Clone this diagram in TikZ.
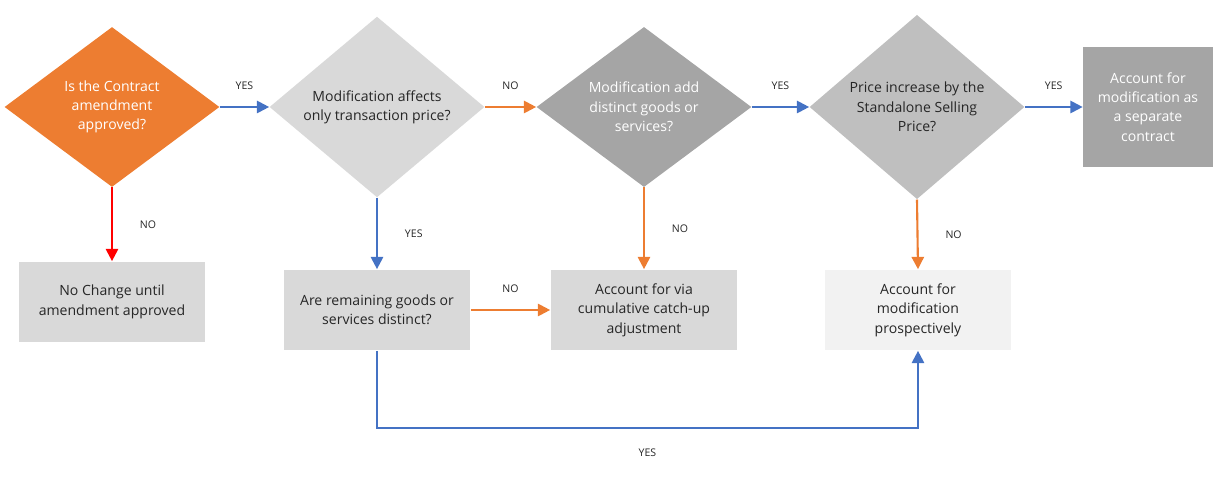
\documentclass[tikz,border=0pt]{standalone}
\usepackage{fontspec}
\setmainfont{Open Sans}
\usetikzlibrary{shapes.geometric, arrows.meta, positioning}
\definecolor{orng}{HTML}{ED7D31}
\definecolor{blu}{HTML}{4472C4}
\definecolor{lgray}{HTML}{D9D9D9}
\definecolor{mgray}{HTML}{BFBFBF}
\definecolor{dgray}{HTML}{A5A5A5}
\definecolor{vlgray}{HTML}{F2F2F2}
\definecolor{txt}{HTML}{262626}

\begin{document}
\begin{tikzpicture}[x=0.02cm, y=-0.02cm,
    decision/.style={diamond, draw=none, minimum width=4.3cm, minimum height=3.2cm, inner sep=0pt, align=center, font=\fontsize{8}{11}\selectfont, text=txt},
    outcome/.style={rectangle, draw=none, minimum width=3.74cm, minimum height=1.62cm, align=center, font=\fontsize{8}{11}\selectfont, text=txt},
    flow/.style={line width=1.2pt, -{Triangle[length=7pt, width=7pt]}},
    lbl/.style={font=\fontsize{6}{7}\selectfont, text=txt}]
  \useasboundingbox (0,0) rectangle (1225,486);

  % decisions
  \node[decision, fill=orng, text=white] (approved) at (112,107) {Is the Contract\\amendment\\approved?};
  \node[decision, fill=lgray] (onlyprice) at (377,107) {Modification affects\\only transaction price?};
  \node[decision, fill=dgray, text=white] (distinct) at (644,107) {Modification add\\distinct goods or\\services?};
  \node[decision, fill=mgray] (ssp) at (917,107) {Price increase by the\\Standalone Selling\\Price?};

  % outcomes
  \node[outcome, fill=dgray, text=white, minimum width=2.6cm, minimum height=2.42cm] (separate) at (1148,107) {Account for\\modification as\\a separate\\contract};
  \node[outcome, fill=lgray] (nochange) at (112,302) {No Change until\\amendment approved};
  \node[outcome, fill=lgray] (remaining) at (377,310) {Are remaining goods or\\services distinct?};
  \node[outcome, fill=lgray] (catchup) at (644,310) {Account for via\\cumulative catch-up\\adjustment};
  \node[outcome, fill=vlgray] (prospect) at (918,310) {Account for\\modification\\prospectively};

  % connectors
  \draw[flow, blu] (approved.east) -- node[lbl, above=6pt] {YES} (onlyprice.west);
  \draw[flow, orng] (onlyprice.east) -- node[lbl, above=6pt] {NO} (distinct.west);
  \draw[flow, blu] (distinct.east) -- node[lbl, above=6pt] {YES} (ssp.west);
  \draw[flow, blu] (ssp.east) -- node[lbl, above=6pt] {YES} (separate.west);

  \draw[flow, red] (approved.south) -- node[lbl, right=12pt] {NO} (nochange.north);
  \draw[flow, blu] (onlyprice.south) -- node[lbl, right=12pt] {YES} (remaining.north);
  \draw[flow, orng] (distinct.south) -- node[lbl, right=12pt] {NO} (catchup.north);
  \draw[flow, orng] (ssp.south) -- node[lbl, right=12pt] {NO} (prospect.north);
  \draw[flow, orng] (remaining.east) -- node[lbl, above=6pt] {NO} (catchup.west);

  \coordinate (loop) at (377,428);
  \draw[flow, blu] (remaining.south) -- (loop) -| node[lbl, pos=0.25, below=8pt] {YES} (prospect.south);
\end{tikzpicture}
\end{document}
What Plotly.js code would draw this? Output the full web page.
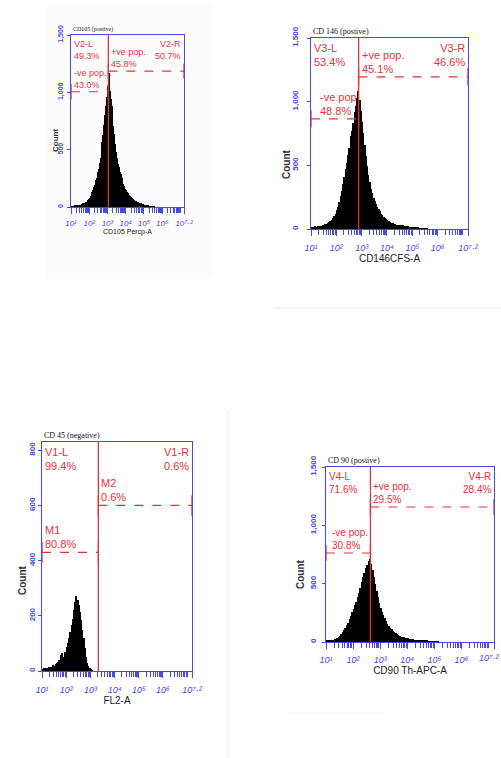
⁂
### Objective
Every line above should be returned word for word, with the pictures left behind.

### Solution to this task
Clone this diagram in TikZ.
\documentclass[tikz,border=0pt]{standalone}
\usepackage{fontspec}
\setmainfont{Open Sans}
\usetikzlibrary{shapes.geometric, arrows.meta, positioning}
\definecolor{orng}{HTML}{ED7D31}
\definecolor{blu}{HTML}{4472C4}
\definecolor{lgray}{HTML}{D9D9D9}
\definecolor{mgray}{HTML}{BFBFBF}
\definecolor{dgray}{HTML}{A5A5A5}
\definecolor{vlgray}{HTML}{F2F2F2}
\definecolor{txt}{HTML}{262626}

\begin{document}
\begin{tikzpicture}[x=0.02cm, y=-0.02cm,
    decision/.style={diamond, draw=none, minimum width=4.3cm, minimum height=3.2cm, inner sep=0pt, align=center, font=\fontsize{8}{11}\selectfont, text=txt},
    outcome/.style={rectangle, draw=none, minimum width=3.74cm, minimum height=1.62cm, align=center, font=\fontsize{8}{11}\selectfont, text=txt},
    flow/.style={line width=1.2pt, -{Triangle[length=7pt, width=7pt]}},
    lbl/.style={font=\fontsize{6}{7}\selectfont, text=txt}]
  \useasboundingbox (0,0) rectangle (1225,486);

  % decisions
  \node[decision, fill=orng, text=white] (approved) at (112,107) {Is the Contract\\amendment\\approved?};
  \node[decision, fill=lgray] (onlyprice) at (377,107) {Modification affects\\only transaction price?};
  \node[decision, fill=dgray, text=white] (distinct) at (644,107) {Modification add\\distinct goods or\\services?};
  \node[decision, fill=mgray] (ssp) at (917,107) {Price increase by the\\Standalone Selling\\Price?};

  % outcomes
  \node[outcome, fill=dgray, text=white, minimum width=2.6cm, minimum height=2.42cm] (separate) at (1148,107) {Account for\\modification as\\a separate\\contract};
  \node[outcome, fill=lgray] (nochange) at (112,302) {No Change until\\amendment approved};
  \node[outcome, fill=lgray] (remaining) at (377,310) {Are remaining goods or\\services distinct?};
  \node[outcome, fill=lgray] (catchup) at (644,310) {Account for via\\cumulative catch-up\\adjustment};
  \node[outcome, fill=vlgray] (prospect) at (918,310) {Account for\\modification\\prospectively};

  % connectors
  \draw[flow, blu] (approved.east) -- node[lbl, above=6pt] {YES} (onlyprice.west);
  \draw[flow, orng] (onlyprice.east) -- node[lbl, above=6pt] {NO} (distinct.west);
  \draw[flow, blu] (distinct.east) -- node[lbl, above=6pt] {YES} (ssp.west);
  \draw[flow, blu] (ssp.east) -- node[lbl, above=6pt] {YES} (separate.west);

  \draw[flow, red] (approved.south) -- node[lbl, right=12pt] {NO} (nochange.north);
  \draw[flow, blu] (onlyprice.south) -- node[lbl, right=12pt] {YES} (remaining.north);
  \draw[flow, orng] (distinct.south) -- node[lbl, right=12pt] {NO} (catchup.north);
  \draw[flow, orng] (ssp.south) -- node[lbl, right=12pt] {NO} (prospect.north);
  \draw[flow, orng] (remaining.east) -- node[lbl, above=6pt] {NO} (catchup.west);

  \coordinate (loop) at (377,428);
  \draw[flow, blu] (remaining.south) -- (loop) -| node[lbl, pos=0.25, below=8pt] {YES} (prospect.south);
\end{tikzpicture}
\end{document}
What Plotly.js code would draw this? Output the full web page.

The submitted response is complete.